There's no doubt that American kids are getting fatter. But as the incidence of childhood obesity increases, so does that of another related condition: high blood pressure. Doctors estimate that there are now about 2 million U.S. kids and teens as young as 3 with hypertension, and a new study in the Aug. 22 issue of the Journal of the American Medical Association reports that many of these children go dangerously underdiagnosed.
Dr. David Kaelber, an internist and pediatrician at Children's Hospital Boston, and his colleagues at Case Western Reserve University Medical School analyzed the medical records of 507 hypertensive and pre-hypertensive children and adolescents in the Cleveland area. The children had visited doctors at least three times between June 1999 and September 2006 at a number of Ohio outpatient clinics. During that period, the records showed, 376 patients (74%) had never been properly diagnosed with high blood pressure.
It's a difficult diagnosis in kids, the study's authors say, since blood pressure can be affected by many factors, such as height, age and sex. In addition, doctors have to take into account the child's family history (heritability of hypertension is about 50%) and such risk factors as low weight at birth and whether the child is currently overweight. If hypertension isn't identified at a young age, it could go undiagnosed for years, eventually leading to organ damage and other health problems, like coronary artery disease, in adulthood.
Kaelber's study suggests that the right software program could analyze factors such as previous high blood pressure readings, height, weight and sex, then calculate children's risk of high blood pressure. "In theory, there's no reason why any electronic medical record [company] couldn't build a computer program, in the same way that we did, that is integrated at the point of care," says Kaelber. He hopes that electronic medical record companies or researchers will develop a system that could eventually function remotely, automatically analyzing medical data in electronic records, then sending e-mail or phone alerts to physicians when intervention is necessary. "This study starts to put a window on a potential paradigm shift on the role of the physician," Kaelber says.
In the meantime, parents can help the rate of diagnosis by asking the doctor to check their child's blood pressure regularly, along with weight and height.
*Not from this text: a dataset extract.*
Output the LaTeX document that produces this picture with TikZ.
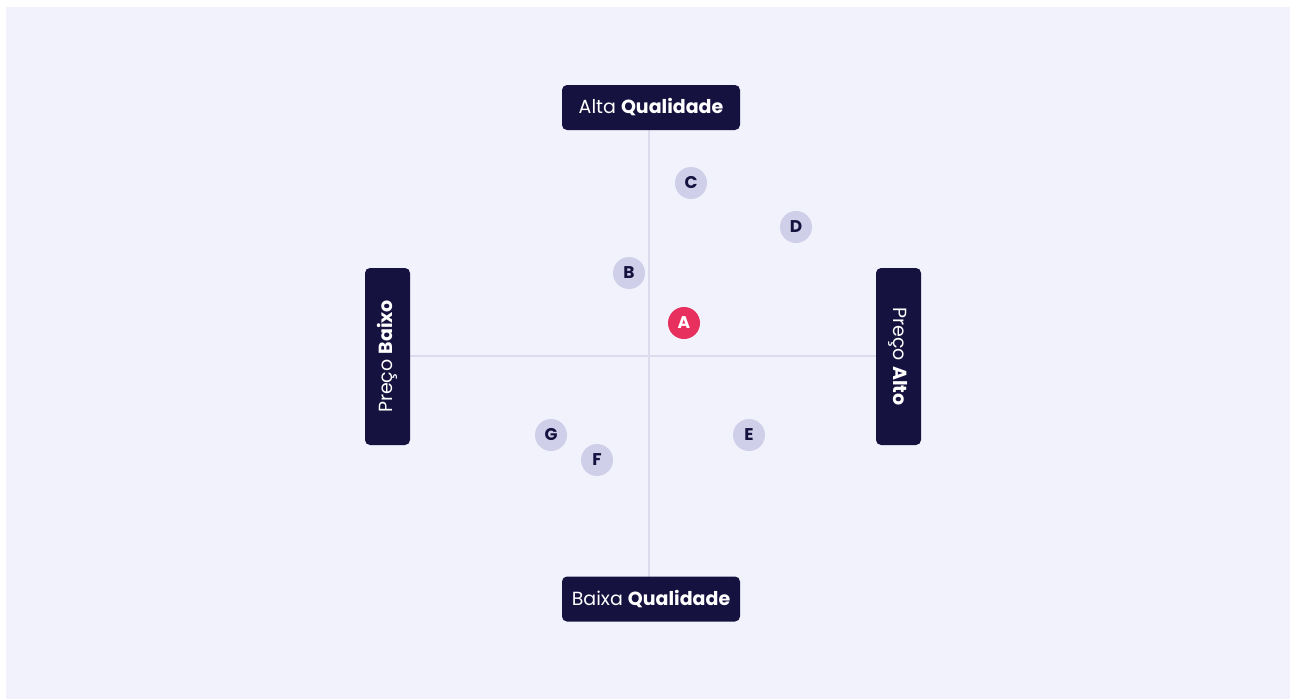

While only between 2% and 5% of U.S. children and teens are hypertensive, compared with 26% of adults, an estimated 1.5 million of these youngsters don't know they have high blood pressure. The American Heart Association and the American Academy of Pediatrics recommend screening children for hypertension starting at age 3, and even younger for children with risk factors such as low birth weight, congenital heart disease and longer than usual postpartum hospital stays. Breast-feeding in infancy has been found to lower a child's overall hypertension risk, along with changing the child's diet and reducing his or her weight.